Bonhoeffer, fifth-grade teachers, and souls in chaos

By Jeffrey Oak '85 M.Div., '96 Ph.D.
YDS Alumni Association Board President

It was a Saturday morning and I had just finished up at the gym. I stopped at Dunkin Donuts to get a cup of coffee on my way to pick something up at the mall. As I was waiting at the counter, I glanced at the TV and saw the headline on the national news: “Three confirmed dead in shooting at mall.” The words kept scrolling at the bottom of the screen, “….in Columbia Maryland.” This was not just national news. It was local news. We live in the town adjacent to Columbia; the shopping mall that was to be my destination at the beginning of the day was now a crime scene.

Another crime scene with innocent victims. Another instance of unspeakable violence. Another tableau of chaos. 

A few days later I was reading Christian Wiman’s My Bright Abyss and came across this quote from Dietrich Bonhoeffer: “It will be the task of our generation, not to ‘seek great things,’ but to save and preserve our souls out of the chaos, and to realize that it is the only thing we can carry as a ‘prize’ from the burning building.” Or from the locked down mall. Or the kindergarten classroom. Or the darkened movie theater.

“To save and preserve our souls out of the chaos.”

A week after the mall shooting a fellow Yale Divinity School graduate shared a link to a post on Momastery.com by Glennon Doyle Melton. The post was about Melton’s son’s fifth grade schoolteacher. According to Melton, every Friday afternoon, this teacher “asks her students to take out a piece of paper and write down the names of four children with whom they’d like to sit the following week. The children know that these requests may or may not be honored. She also asks the students to nominate one student whom they believe has been an exceptional classroom citizen that week. All ballots are privately submitted to her.”
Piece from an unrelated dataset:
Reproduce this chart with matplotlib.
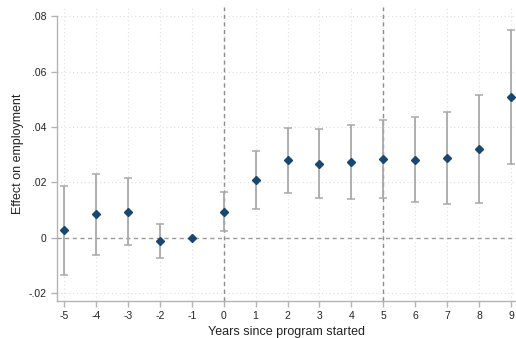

Melton explains that after the students go home, this teacher trained in mathematics takes out the pieces of paper, arranges them on her desk and looks for patterns. Not quantitative patterns, as she was trained when she was an analyst for NASA. Not geometric patterns. Human patterns:

  • Who is not getting requested by anyone else?
  • Who doesn’t even seem to know whom to request?
  • Who never gets noticed?
  • Who had a hundred friends last week and none this week?

This teacher “is not looking for a new seating chart or ‘exceptional citizens,’” explains Melton. Instead, the teacher “is looking for lonely children. She’s looking for children who are struggling to connect with other children. She’s identifying the little ones who are falling through the cracks of the class’s social life.” This teacher is looking for the sheep at risk of being lost. 

Melton was struck by this teacher’s ingenuity and asked, “how long have you been using this system?”

“Ever since Columbine,” the teacher replied. “Every single Friday since Columbine.”

Perhaps Bonhoeffer is right that the task of our generation is to save and preserve our souls out of the chaos. And not only our own souls, but also the souls of children and teenagers and the elderly, those who are lonely and sick in body or mind, of those on the margins.

YDS’s mission to prepare leaders for service in church and the world at a time of dramatic change could not be more timely and important. The world needs more leaders who think like that teacher.